Le 9 à quatre heures et demie du matin, les vents étant au nord-ouest, nous appareillâmes toutes voiles dehors contre la marée, gouvernant au sud-ouest-quart-ouest ; nous ne pûmes faire qu’une lieue, les vents ayant passé au sud-ouest grand frais ; nous laissâmes retomber l’ancre par dix-neuf brasses, sable, vase et coquilles pourries. Je ne donne point le relèvement de ce second mouillage dans la baie Boucault, parce que tous les mouillages y sont également bons. Le mauvais temps continua toute cette journée et la suivante. Le peu de chemin que nous avions fait nous avait écartés de la côte, et dans ces deux jours il n’y eut pas un instant où on eût pu mettre un bateau dehors. Les Patagons en étaient sans doute aussi fâchés que nous. On voyait la troupe rassemblée à l’endroit où nous avions débarqué, et nous crûmes distinguer, avec les longues vues, qu’ils y avaient élevé quelques huttes. Cependant, je crois que le quartier général était plus éloigné, car il allait et venait continuellement des gens à cheval. Nous regrettâmes fort de ne pouvoir pas leur porter ce que nous leur avions promis ; on les contentait à bien peu de frais.

Les variations de la marée ne nous donnèrent ici qu’une brasse d’eau de différence. Le 10, par une observation de distance de la lune à Régulus, M. Verron déduisit notre longitude occidentale à ce mouillage de soixante-treize degrés vingt-six minutes quinze secondes, et celle de l’entrée orientale du second goulet de soixante-treize degrés trente-quatre minutes trente secondes. Le thermomètre de Réaumur baissa de neuf à huit et à sept degrés.

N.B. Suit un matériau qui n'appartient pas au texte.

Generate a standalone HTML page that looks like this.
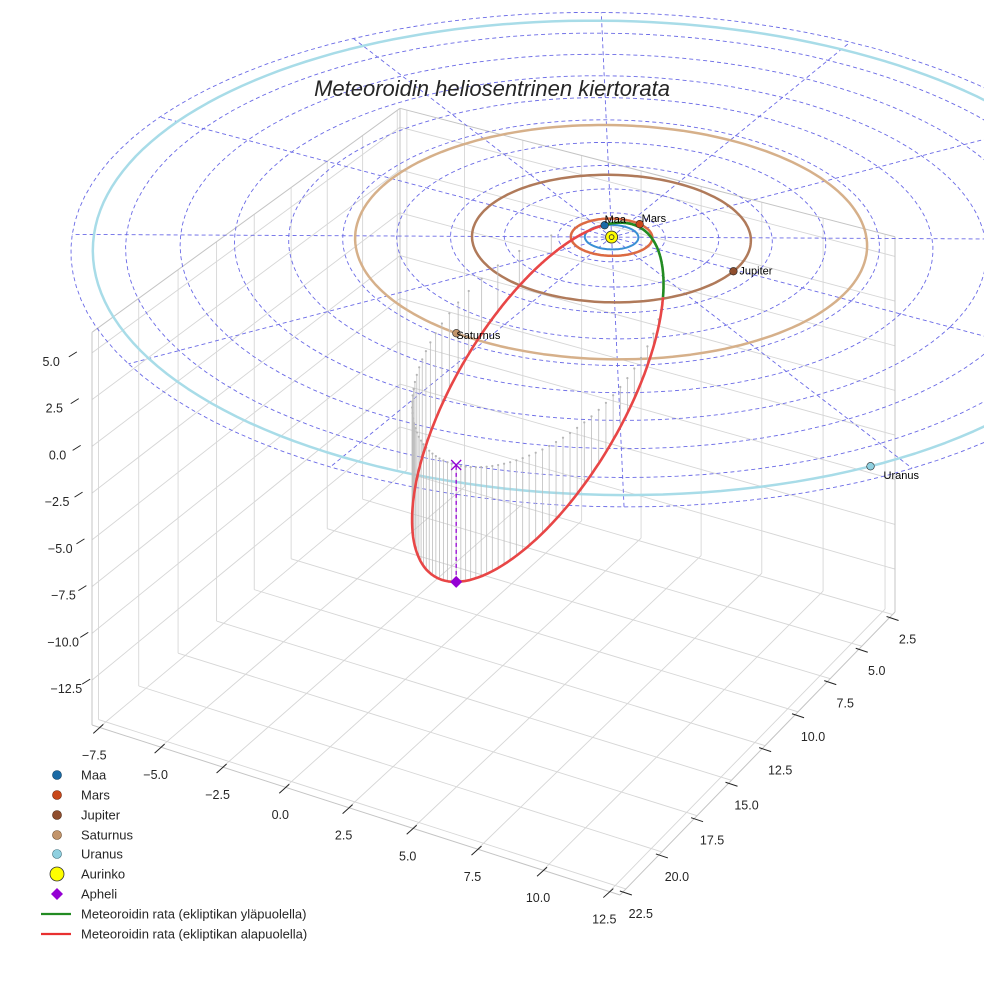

Le 11, à minuit et demi, le vent ayant passé au nord-est, et le courant portant à l’ouest depuis une heure, je signalai l’appareillage. Nous fîmes de vains efforts pour lever notre ancre, ayant même établi sur le câble nos poulies de franc funin. À deux heures du matin, le câble rompit entre la bitte et l’écubier, et nous perdîmes ainsi notre ancre. Nous appareillâmes sous toutes voiles et ne tardâmes pas à ressentir la marée ennemie, contre laquelle un faible vent de nord-ouest suffisait à peine pour nous soutenir, quoique le courant ne soit pas à beaucoup près aussi fort dans le second goulet que dans le premier. À midi, le jusant vint à notre secours et nous passâmes le second goulet, les vents ayant varié jusqu’à trois heures après-midi qu’ils soufflèrent grand frais du sud-sud-ouest au sud-sud-est avec de la pluie et des grains violents. En deux bords, nous parvînmes au mouillage dans le nord de l’île Sainte-Élisabeth, où nous ancrâmes à deux milles de terre par sept brasses, fond de sable gris, gravier et coquillages pourris. L’Étoile, qui mouilla un quart de lieue plus dans le sud-est de nous, y avait dix-sept brasses d’eau.

Le vent contraire, accompagné de grains violents, de pluie et de grêle, nous força de passer ici le 11 et le 12. Ce dernier jour après-midi, nous mîmes un canot dehors pour aller sur l’île Sainte-Élisabeth. Nous débarquâmes dans la partie du nord-est de l’île. Ses côtes sont élevées et à pic, excepté à la pointe du sud-ouest et à celle du sud-est, où les terres s’abaissent. On peut cependant aborder partout, attendu que sous les terres coupées il règne une petite plage. Le terrain de l’île est fort sec ; nous n’y trouvâmes d’autre eau que celle d’un petit étang dans la partie du sud-ouest, et elle y était saumâtre. Nous vîmes aussi plusieurs marais asséchés, où la terre est en quelques endroits couverte d’une légère croûte de sel. Nous rencontrâmes des outardes, mais en petit nombre et si farouches, que l’on ne put jamais les approcher assez pour les tirer ; elles étaient cependant sur leurs œufs. Il paraît que les sauvages viennent dans cette île. Nous y avons trouvé un chien mort, des traces de feu et les débris de plusieurs repas de coquillages. Il n’y a point de bois, et on ne peut y faire du feu qu’avec une espèce de petite bruyère. Déjà même nous en avions ramassé, craignant d’être obligés de passer la nuit sur cette île où le mauvais temps nous retint jusqu’à neuf heures du soir ; nous n’y eussions pas été mieux couchés que nourris. Le thermomètre, pendant les deux jours que nous passâmes ici, fut à huit et demi, à sept et demi et à sept degrés.